Rechnen Sie damit, dass Griechenland weiter an Bonität verliert?
Griechenland wird in diesem Jahr mit einem Staatsdefizit von gut zwölf Prozent des Bruttoinlandsprodukts abschließen. Um sicherzustellen, dass der Schuldenstand nicht schneller wächst als das Bruttoinlandsprodukt, müssten die Griechen ihr Staatsdefizit von zwölf halbieren. Das ist eine Herkulesaufgabe. Es besteht das Risiko, dass die Ratingagenturen die Bonität Griechenlands noch mal senken. Ich glaube aber nicht, dass dies zu einem Käuferstreik führt, die Anleger also keine griechischen Staatsanleihen mehr kaufen. Letztendlich wirken die Marktmechanismen, und bei entsprechend gestiegenen Risikoaufschlägen wird es für risikoorientierte Anleger irgendwann wieder interessanter, dort einzusteigen.
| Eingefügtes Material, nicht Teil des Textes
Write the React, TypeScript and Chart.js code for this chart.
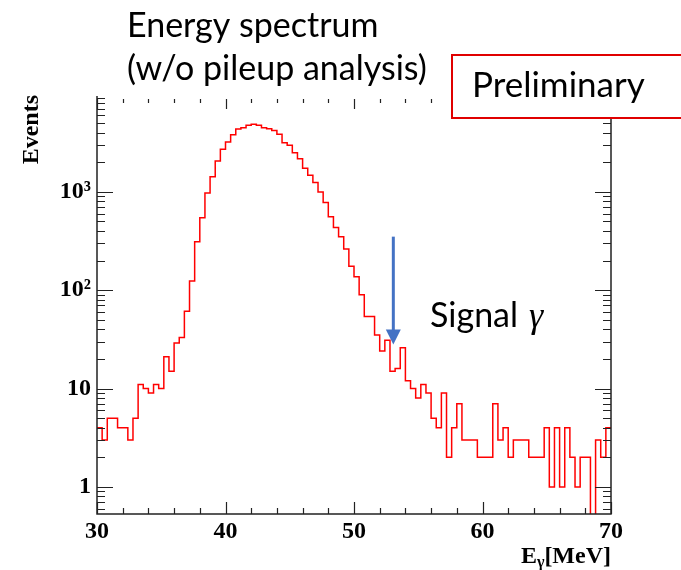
import React, { useEffect, useRef } from 'react';
import { Chart, registerables } from 'chart.js';

Chart.register(...registerables);

// ---- data ----
const X_MIN = 30;
const X_MAX = 70;
const BIN_WIDTH = 0.4;
const COUNTS = [
  4, 3, 5, 5, 4, 4, 3, 5, 11, 10,
  9, 11, 10, 21, 15, 29, 33, 61, 124, 311,
  544, 974, 1426, 2056, 2700, 3204, 3800, 4338, 4470, 4750,
  4875, 4750, 4470, 4370, 4208, 3836, 3150, 2965, 2495, 2170,
  1733, 1473, 1240, 997, 778, 557, 434, 349, 262, 175,
  137, 90, 54, 54, 35, 24, 31, 15, 16, 26,
  12, 10, 8, 11, 9, 5, 4, 9, 2, 4,
  7, 3, 3, 3, 2, 2, 2, 7, 3, 4,
  2, 3, 3, 3, 2, 2, 2, 4, 1, 4,
  1, 4, 2, 1, 2, 2, 0, 3, 2, 4,
];
const X_TICKS = [30, 40, 50, 60, 70];
const X_MINOR_STEP = 2;
const Y_MIN = 0.53;
const Y_MAX = 9200;
const Y_TICKS = [1, 10, 100, 1000];
const Y_TICK_LABELS = ['1', '10', '10²', '10³'];
const ZERO_FLOOR = 0.1; // empty bins drawn below the axis (clipped)
const ARROW_X = 53.06;
const ARROW_TOP = 350;
const ARROW_TIP = 28;
const TITLE_LINES = ['Energy spectrum', '(w/o pileup analysis)'];
const SIGNAL_LABEL = 'Signal';
const SIGNAL_GREEK = 'γ';
const BADGE = 'Preliminary';
const Y_TITLE = 'Events';
const X_TITLE_MAIN = 'E';
const X_TITLE_SUB = 'γ';
const X_TITLE_UNIT = '[MeV]';

const SERIF = '"Liberation Serif", "Times New Roman", serif';
const SANS = 'Lato, "Open Sans", sans-serif';

const overlayPlugin = {
  id: 'rootOverlay',
  afterDraw(chart: any) {
    const ctx = chart.ctx as CanvasRenderingContext2D;
    const xs = chart.scales.x;
    const ys = chart.scales.y;
    const area = chart.chartArea;
    ctx.save();

    // frame
    ctx.strokeStyle = '#222';
    ctx.lineWidth = 1.5;
    ctx.beginPath();
    ctx.moveTo(area.left, area.top - 1);
    ctx.lineTo(area.left, area.bottom);
    ctx.lineTo(area.right, area.bottom);
    ctx.lineTo(area.right, area.top);
    ctx.stroke();

    // x ticks (inward, bottom and top)
    ctx.lineWidth = 1.2;
    ctx.beginPath();
    for (let v = X_MIN; v <= X_MAX + 1e-9; v += X_MINOR_STEP) {
      const px = Math.round(xs.getPixelForValue(v)) + 0.5;
      const major = X_TICKS.includes(Math.round(v));
      const lb = major ? 12 : 6;
      const lt = major ? 10 : 4;
      ctx.moveTo(px, area.bottom);
      ctx.lineTo(px, area.bottom - lb);
      ctx.moveTo(px, area.top + 2);
      ctx.lineTo(px, area.top + 2 + lt);
    }
    ctx.stroke();

    // y ticks (inward, left and right)
    ctx.beginPath();
    for (let e = -1; e <= 4; e++) {
      for (let m = 1; m <= 9; m++) {
        const v = m * Math.pow(10, e);
        if (v < Y_MIN || v > Y_MAX) continue;
        const py = Math.round(ys.getPixelForValue(v)) + 0.5;
        const len = m === 1 ? 16 : 8;
        ctx.moveTo(area.left, py);
        ctx.lineTo(area.left + len, py);
        ctx.moveTo(area.right, py);
        ctx.lineTo(area.right - len, py);
      }
    }
    ctx.stroke();

    // arrow
    const ax = xs.getPixelForValue(ARROW_X);
    const aTop = ys.getPixelForValue(ARROW_TOP);
    const aTip = ys.getPixelForValue(ARROW_TIP);
    const head = 15;
    ctx.strokeStyle = '#4472C4';
    ctx.fillStyle = '#4472C4';
    ctx.lineWidth = 3;
    ctx.beginPath();
    ctx.moveTo(ax, aTop);
    ctx.lineTo(ax, aTip - head + 1);
    ctx.stroke();
    ctx.beginPath();
    ctx.moveTo(ax - 7.5, aTip - head);
    ctx.lineTo(ax + 7.5, aTip - head);
    ctx.lineTo(ax, aTip);
    ctx.closePath();
    ctx.fill();

    // annotation texts
    ctx.fillStyle = '#000';
    ctx.textAlign = 'left';
    ctx.textBaseline = 'alphabetic';
    ctx.font = `34px ${SANS}`;
    ctx.fillText(TITLE_LINES[0], 127, 37);
    ctx.fillText(TITLE_LINES[1], 127, 80);
    ctx.fillText(SIGNAL_LABEL, 430, 327);
    ctx.font = `italic 36px ${SERIF}`;
    ctx.fillText(SIGNAL_GREEK, 529, 327);

    // axis titles
    ctx.font = `bold 24px ${SERIF}`;
    ctx.save();
    ctx.translate(38, 95);
    ctx.rotate(-Math.PI / 2);
    ctx.textAlign = 'right';
    ctx.fillText(Y_TITLE, 0, 0);
    ctx.restore();

    const base = 563;
    ctx.font = `bold 24px ${SERIF}`;
    const wUnit = ctx.measureText(X_TITLE_UNIT).width;
    const wE = ctx.measureText(X_TITLE_MAIN).width;
    ctx.font = `bold 16px ${SERIF}`;
    const wSub = ctx.measureText(X_TITLE_SUB).width;
    const x0 = area.right - wUnit - wSub - wE;
    ctx.font = `bold 24px ${SERIF}`;
    ctx.fillText(X_TITLE_MAIN, x0, base);
    ctx.font = `bold 16px ${SERIF}`;
    ctx.fillText(X_TITLE_SUB, x0 + wE, base + 4);
    ctx.font = `bold 24px ${SERIF}`;
    ctx.fillText(X_TITLE_UNIT, x0 + wE + wSub, base);

    // Preliminary badge
    ctx.fillStyle = '#fff';
    ctx.fillRect(452, 55, 240, 63);
    ctx.strokeStyle = '#E00000';
    ctx.lineWidth = 2;
    ctx.strokeRect(452, 55, 240, 63);
    ctx.fillStyle = '#000';
    ctx.font = `35px ${SANS}`;
    ctx.fillText(BADGE, 472, 97);

    ctx.restore();
  },
};

export default function App() {
  const ref = useRef<HTMLCanvasElement | null>(null);

  useEffect(() => {
    document.body.style.margin = '0';
    const canvas = ref.current;
    if (!canvas) return;

    const points = COUNTS.map((c, i) => ({
      x: X_MIN + i * BIN_WIDTH,
      y: c > 0 ? c : ZERO_FLOOR,
    }));
    const last = COUNTS[COUNTS.length - 1];
    points.push({ x: X_MAX, y: last > 0 ? last : ZERO_FLOOR });

    const chart = new Chart(canvas, {
      type: 'line',
      data: {
        datasets: [
          {
            data: points,
            borderColor: '#FF0000',
            borderWidth: 1.5,
            pointRadius: 0,
            stepped: true,
            fill: false,
          },
        ],
      },
      options: {
        animation: false,
        responsive: false,
        devicePixelRatio: 1,
        parsing: false,
        layout: { padding: { left: 0, top: 97, right: 70, bottom: 0 } },
        plugins: {
          legend: { display: false },
          tooltip: { enabled: false },
          title: { display: false },
        },
        scales: {
          x: {
            type: 'linear',
            min: X_MIN,
            max: X_MAX,
            grid: { display: false, drawTicks: false },
            border: { display: false },
            afterBuildTicks: (scale: any) => {
              scale.ticks = X_TICKS.map((v) => ({ value: v }));
            },
            afterFit: (scale: any) => {
              scale.height = 56;
            },
            ticks: {
              autoSkip: false,
              maxRotation: 0,
              padding: 3,
              color: '#000',
              font: { family: SERIF, size: 24, weight: 'bold' },
              callback: (v: any) => String(v),
            },
          },
          y: {
            type: 'logarithmic',
            min: Y_MIN,
            max: Y_MAX,
            grid: { display: false, drawTicks: false },
            border: { display: false },
            afterBuildTicks: (scale: any) => {
              scale.ticks = Y_TICKS.map((v) => ({ value: v }));
            },
            afterFit: (scale: any) => {
              scale.width = 97;
            },
            ticks: {
              autoSkip: false,
              padding: 6,
              color: '#000',
              font: { family: SERIF, size: 24, weight: 'bold' },
              callback: (v: any) => {
                const i = Y_TICKS.indexOf(Number(v));
                return i >= 0 ? Y_TICK_LABELS[i] : '';
              },
            },
          },
        },
      },
      plugins: [overlayPlugin],
    } as any);

    return () => chart.destroy();
  }, []);

  return (
    <div style={{ width: 681, height: 570 }}>
      <canvas ref={ref} width={681} height={570} style={{ display: 'block', width: 681, height: 570 }} />
    </div>
  );
}
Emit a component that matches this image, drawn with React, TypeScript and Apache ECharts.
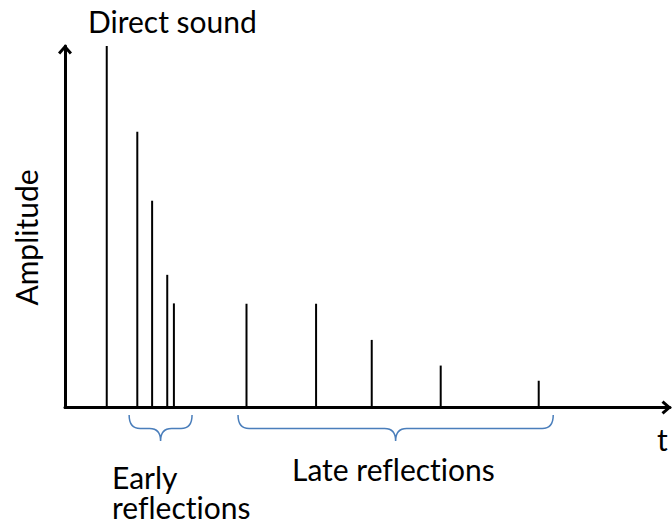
import React, { useEffect, useRef } from "react";
import * as echarts from "echarts";

// Impulse response: arrival times (arbitrary units) and amplitudes (relative to direct sound)
const stemTimes = [6.9, 11.95, 14.4, 16.9, 18.0, 30.0, 41.5, 50.7, 62.1, 78.3];
const stemAmplitudes = [1.0, 0.763, 0.572, 0.367, 0.288, 0.287, 0.287, 0.187, 0.116, 0.074];

// Brace groups (time ranges)
const braceStart = [10.6, 28.6];
const braceEnd = [21.0, 80.7];

const xMax = 100;
const yMax = 1;

const FONT = "Lato";
const FS = 30;

const arrowPath =
  "path://M7,0 L14,8 L11.8,10 L7,4.4 L2.2,10 L0,8 Z";

const css = `#root text, #root tspan, svg text, svg tspan {
  font-variant-ligatures: none !important;
  font-feature-settings: "liga" 0, "clig" 0, "dlig" 0 !important;
}`;

export default function App() {
  const ref = useRef<HTMLDivElement>(null);
  useEffect(() => {
    if (!ref.current) return;
    const chart = echarts.init(ref.current, null, { renderer: "svg" });
    const stemData = stemTimes.map((t, i) => [t, stemAmplitudes[i]]);
    const braceData = braceStart.map((s, i) => [s, braceEnd[i]]);
    const axisCommon = {
      axisTick: { show: false },
      axisLabel: { show: false },
      splitLine: { show: false },
      axisLine: {
        show: true,
        symbol: ["none", arrowPath],
        symbolSize: [14, 11],
        symbolOffset: [0, -3.5],
        lineStyle: { color: "#000", width: 3 },
      },
    };
    const textStyle = (extra: any) => ({
      font: `${FS}px ${FONT}`,
      fill: "#000",
      ...extra,
    });
    chart.setOption({
      animation: false,
      grid: { left: 65, right: 2, top: 46, bottom: 117.5 },
      xAxis: { type: "value", min: 0, max: xMax, ...axisCommon },
      yAxis: { type: "value", min: 0, max: yMax, ...axisCommon },
      series: [
        {
          type: "custom",
          data: stemData,
          encode: { x: 0, y: 1 },
          silent: true,
          renderItem: (params: any, api: any) => {
            const b = api.coord([api.value(0), 0]);
            const t = api.coord([api.value(0), api.value(1)]);
            return {
              type: "line",
              shape: { x1: b[0], y1: b[1], x2: t[0], y2: t[1] },
              style: { stroke: "#000", lineWidth: 2 },
            };
          },
        },
        {
          type: "custom",
          data: braceData,
          encode: { x: [0, 1] },
          silent: true,
          clip: false,
          renderItem: (params: any, api: any) => {
            const a = api.coord([api.value(0), 0]);
            const b = api.coord([api.value(1), 0]);
            const y0 = a[1];
            const top = y0 + 7.5;
            const mid = y0 + 21;
            const tip = y0 + 33.5;
            const x1 = a[0];
            const x2 = b[0];
            const mx = (x1 + x2) / 2;
            const r = 11;
            const d = `M${x1},${top} Q${x1},${mid} ${x1 + r},${mid} L${mx - r},${mid} Q${mx},${mid} ${mx},${tip} Q${mx},${mid} ${mx + r},${mid} L${x2 - r},${mid} Q${x2},${mid} ${x2},${top}`;
            return {
              type: "path",
              shape: { pathData: d },
              style: { fill: "none", stroke: "#4A7EBB", lineWidth: 1.5 },
            };
          },
        },
      ],
      graphic: [
        { type: "text", x: 88, y: 21, style: textStyle({ text: "Direct sound", verticalAlign: "middle", align: "left" }) },
        {
          type: "text",
          x: 26,
          y: 237.5,
          rotation: Math.PI / 2,
          style: textStyle({ text: "Amplitude", verticalAlign: "middle", align: "center" }),
        },
        { type: "text", x: 657, y: 439, style: textStyle({ text: "t", verticalAlign: "middle", align: "left" }) },
        {
          type: "text",
          x: 112,
          y: 492,
          style: textStyle({ text: "Early\nreflections", lineHeight: 30, verticalAlign: "middle", align: "left" }),
        },
        { type: "text", x: 292, y: 469, style: textStyle({ text: "Late reflections", verticalAlign: "middle", align: "left" }) },
      ],
    });
    return () => chart.dispose();
  }, []);
  return (
    <>
      <style>{css}</style>
      <div
        ref={ref}
        style={{
          position: "fixed",
          left: 0,
          top: 0,
          width: 672,
          height: 525,
          background: "#fff",
        }}
      />
    </>
  );
}
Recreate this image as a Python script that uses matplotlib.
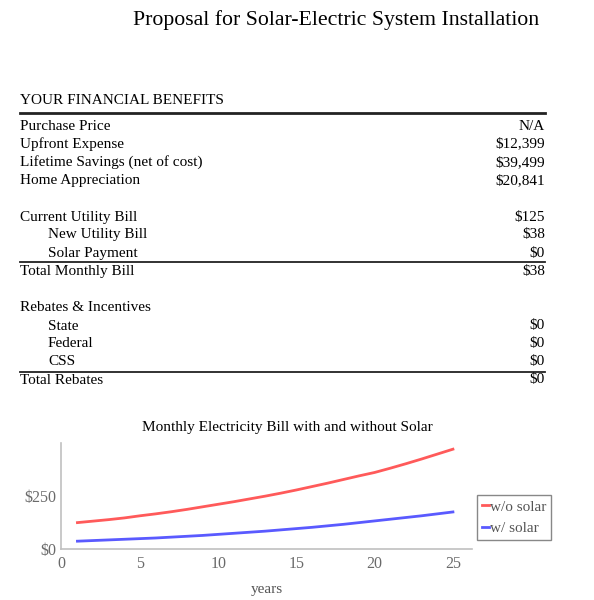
import matplotlib
matplotlib.use('Agg')
import matplotlib.pyplot as plt
from matplotlib.lines import Line2D

# table content
benefit_labels = ['Purchase Price', 'Upfront Expense', 'Lifetime Savings (net of cost)', 'Home Appreciation']
benefit_values = ['N/A', '$12,399', '$39,499', '$20,841']
bill_labels = ['Current Utility Bill', 'New Utility Bill', 'Solar Payment']
bill_values = ['$125', '$38', '$0']
bill_total = ('Total Monthly Bill', '$38')
rebate_labels = ['State', 'Federal', 'CSS']
rebate_values = ['$0', '$0', '$0']
rebate_total = ('Total Rebates', '$0')

# chart data (monthly bill, $)
years = list(range(1, 26))
without_solar = [125, 132, 139, 147, 157, 166, 176, 187, 199, 211, 223, 236, 249,
                 263, 278, 294, 310, 327, 344, 360, 380, 401, 423, 446, 469]
with_solar = [38, 41, 44, 47, 50, 53, 57, 61, 65, 70, 75, 80, 85,
              91, 97, 103, 110, 117, 125, 133, 141, 149, 157, 166, 175]

W, H = 594, 600
plt.rcParams['font.family'] = ['Liberation Serif', 'DejaVu Serif']
fig = plt.figure(figsize=(W / 100, H / 100), dpi=100)


def fx(px):
    return px / W


def fy(py):
    return 1 - py / H


def hline(py, lw):
    fig.add_artist(Line2D([fx(20), fx(545)], [fy(py), fy(py)], color='#222222', lw=lw,
                          transform=fig.transFigure))


def row(py, label, value, indent=False):
    fig.text(fx(48 if indent else 20), fy(py), label, fontsize=11, va='center', ha='left')
    if value:
        fig.text(fx(545), fy(py), value, fontsize=11, va='center', ha='right')


fig.text(fx(336), fy(20), 'Proposal for Solar-Electric System Installation', fontsize=15.7,
         ha='center', va='center')

row(100, 'YOUR FINANCIAL BENEFITS', '')
hline(113, 2)
for i, (lab, val) in enumerate(zip(benefit_labels, benefit_values)):
    row(126 + i * 18.1, lab, val)

row(217, bill_labels[0], bill_values[0])
for i, (lab, val) in enumerate(zip(bill_labels[1:], bill_values[1:])):
    row(235 + i * 18.1, lab, val, indent=True)
hline(261.5, 1.3)
row(271, bill_total[0], bill_total[1])

row(307.5, 'Rebates & Incentives', '')
for i, (lab, val) in enumerate(zip(rebate_labels, rebate_values)):
    row(326 + i * 17.9, lab, val, indent=True)
hline(371.5, 1.3)
row(380, rebate_total[0], rebate_total[1])

# chart
ax = fig.add_axes([fx(61), fy(549.3), fx(471.7) - fx(61), (549.3 - 443) / H])
ax.plot(years, without_solar, color='#ff5a5a', lw=2, label='w/o solar')
ax.plot(years, with_solar, color='#5a5aff', lw=2, label='w/ solar')
ax.set_xlim(-0.05, 26.2)
ax.set_ylim(0, 498)
ax.set_xticks([0, 5, 10, 15, 20, 25])
ax.set_yticks([0, 250])
ax.set_yticklabels(['$0', '$250'])
ax.tick_params(length=0, labelsize=11.5, colors='#6a6a6a')
ax.tick_params(axis='y', pad=3)
ax.tick_params(axis='x', pad=5)
for s in ['top', 'right']:
    ax.spines[s].set_visible(False)
for s in ['left', 'bottom']:
    ax.spines[s].set_color('#c0c0c0')
    ax.spines[s].set_linewidth(1.2)
ax.set_title('Monthly Electricity Bill with and without Solar', fontsize=11, pad=9,
             x=(287 - 61) / (471.7 - 61))
ax.set_xlabel('years', fontsize=11, color='#555555', labelpad=8)
leg = ax.legend(loc='center left', bbox_to_anchor=(1.0, 0.3), handlelength=0.5,
                handletextpad=0.05, borderpad=0.3, labelspacing=0.5, fontsize=11,
                fancybox=False, framealpha=1, borderaxespad=0.35)
leg.get_frame().set_edgecolor('#888888')
for t in leg.get_texts():
    t.set_color('#555555')

fig.savefig('out.png', dpi=100)
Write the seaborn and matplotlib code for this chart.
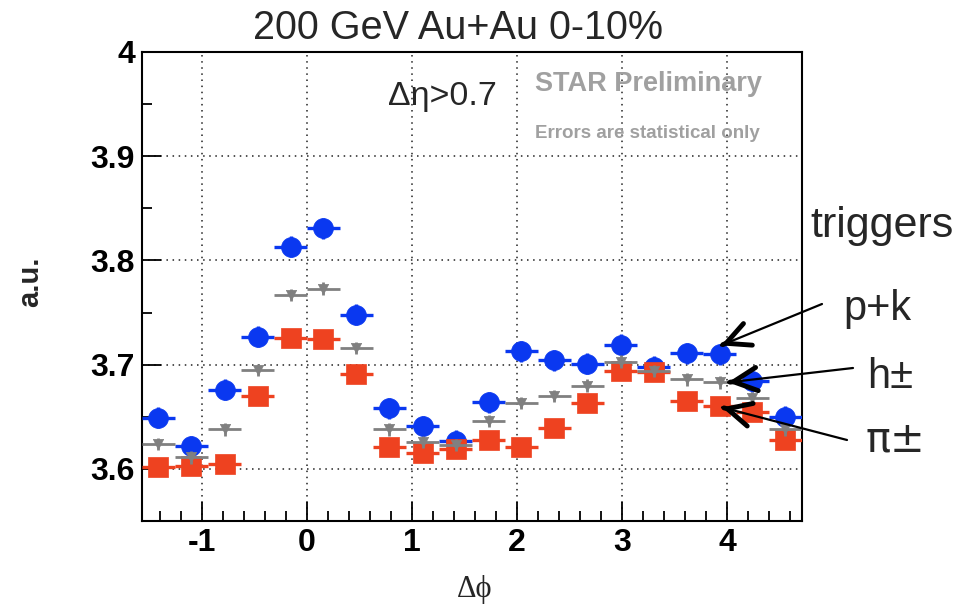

Das Emirat Abu Dhabi hilft dem wirtschaftlich klammen Nachbarn Dubai. Ist die Gefahr eines Staatsbankrotts gebannt?
Ja, dadurch sind die Risiken deutlich gefallen. Man sollte sich auch klarmachen, dass Dubai viel zu klein ist, um eine echte Gefahr für die Weltwirtschaft darzustellen. Aber Dubai lehrt, bei staatlichen Unternehmen in Emerging Markets genau hinzuschauen. Und der Fall Griechenland zeigt, dass sich Staaten selbst innerhalb des Euroraums nicht mehr alles erlauben können.

Wo steht der Dax zum Jahresende 2010?
Wir sehen gute Chance, dass die Erholungsphase an den Börsen noch etwas anhält und der Dax bis zum Frühjahr weitere Höchststände erreicht. Aktien sind noch günstig bewertet. Wenn die Unternehmen aber im weiteren Jahresverlauf ihre Lager gefüllt und die nach dem Lehman-Schock unterlassenen Investitionen nachgeholt haben, wird sich das Wachstum abschwächen. Hinzu kommen die wirtschaftlichen Spannungen im Euroraum und gegen Ende des Jahres die Zentralbanken mit Zinsanhebungen. All das muss der Aktienmarkt verdauern. Wir rechnen damit, dass sich der Markt nach einem neuen Hoch im ersten Quartal tendenziell seitwärts bewegen wird.

Ein €uro-am-Sonntag-Umfrage unter 20 Banken hat ergeben, dass die Institute im Schnitt mit einem Dax-Anstieg auf 6366 Punkte zum Jahresende rechnen.
Das halte ich für eine realistische Größenordnung.